When you eventually drag your mental self beyond the horror of Friday’s bizarre double murder, it alights in an equally distressing place where you begin to ponder the terrifying reality of more like Friday’s two victims and about whether there exists a sufficiently adequate understanding of the phenomenon, a sufficient sense of urgency about the importance of rolling back this kind of mindless, senseless culture of grossly undervaluing lives that is hatched in the hearts of young men for whom existence is no more than an awfully brief ‘fast lane’ experience; where the brevity of life and the permanence of death and the thread of outrageous madness that holds the two together are all of what living is all about.
Friday’s tragedy, surely, must make us wonder, cumulatively, whether in the raising of our children, we do not, often, miss, perhaps, many things; and when you look at the consequences of upbringings which, for one reason or another, ‘come up short,’ you wonder whether, for all the extensive and multi-layered social curricula that begin in some homes and continue through our neighbourhoods, our communities, our schools and the various other tiers of coaching and social control that we experience, we do not, all too often, get it horribly wrong, anyway.
So that Friday’s theatre-of-death episode in Alberttown provides compelling reason for all of us to worry and to respond, to sound a national alert.
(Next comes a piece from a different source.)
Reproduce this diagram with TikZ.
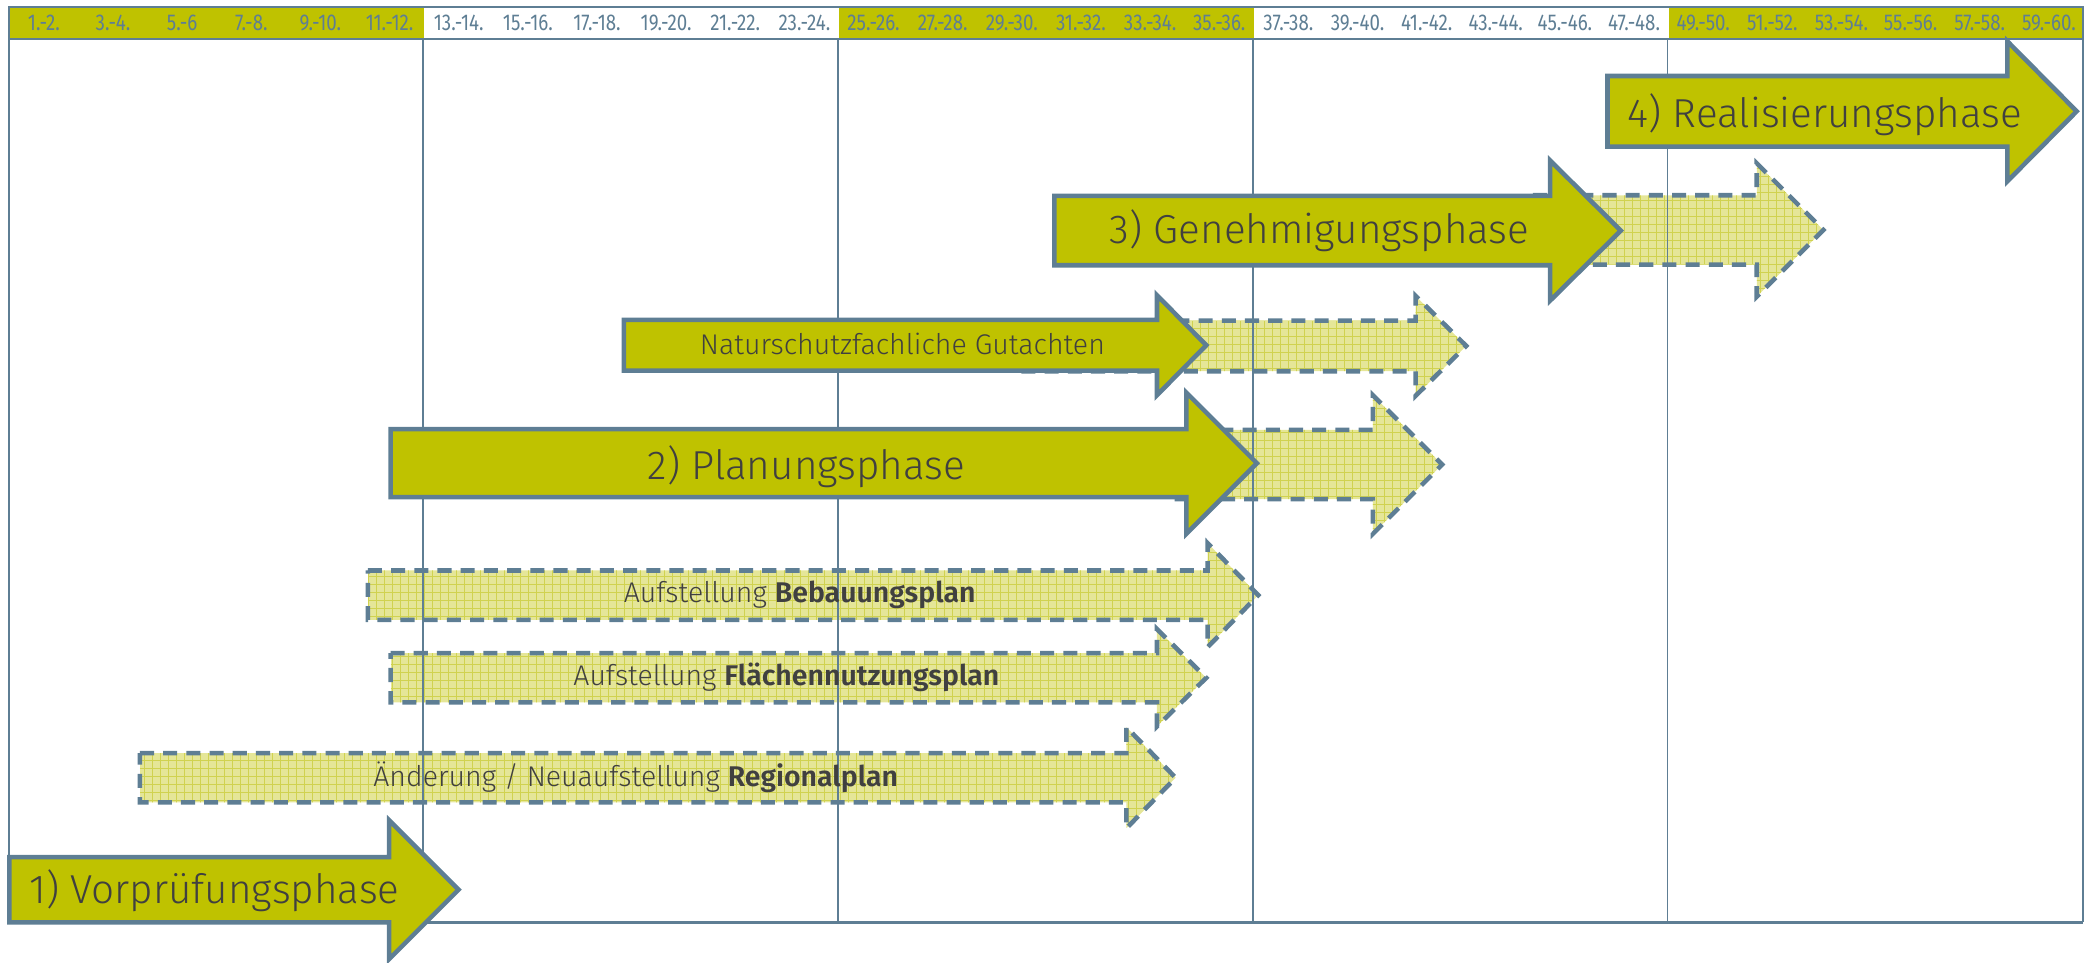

Nor is it a matter of being judgmental, though, truth be told, in the moments of their murderous encounter, sanity must almost certainly have deserted the two young men or, perhaps, their minds had simply descended to a dark and fearful place where the space was simply too crowded with focus and with frenzy to leave room for better judgment. That condition could hardly have derived from anywhere else but considerations that have to do with the blinkered perspectives of the two murdered men on the significance of life and death. At no point, it seems, did they get to a point where it might have occurred to them that the stakes were simply too high.
On Friday night their respective mindsets took them to a place where they girded their loins to go the proverbial distance. It was the saddest, most, most mindless, most terrible of tragedies that should not be allowed to pass without our wider, more profound contemplation.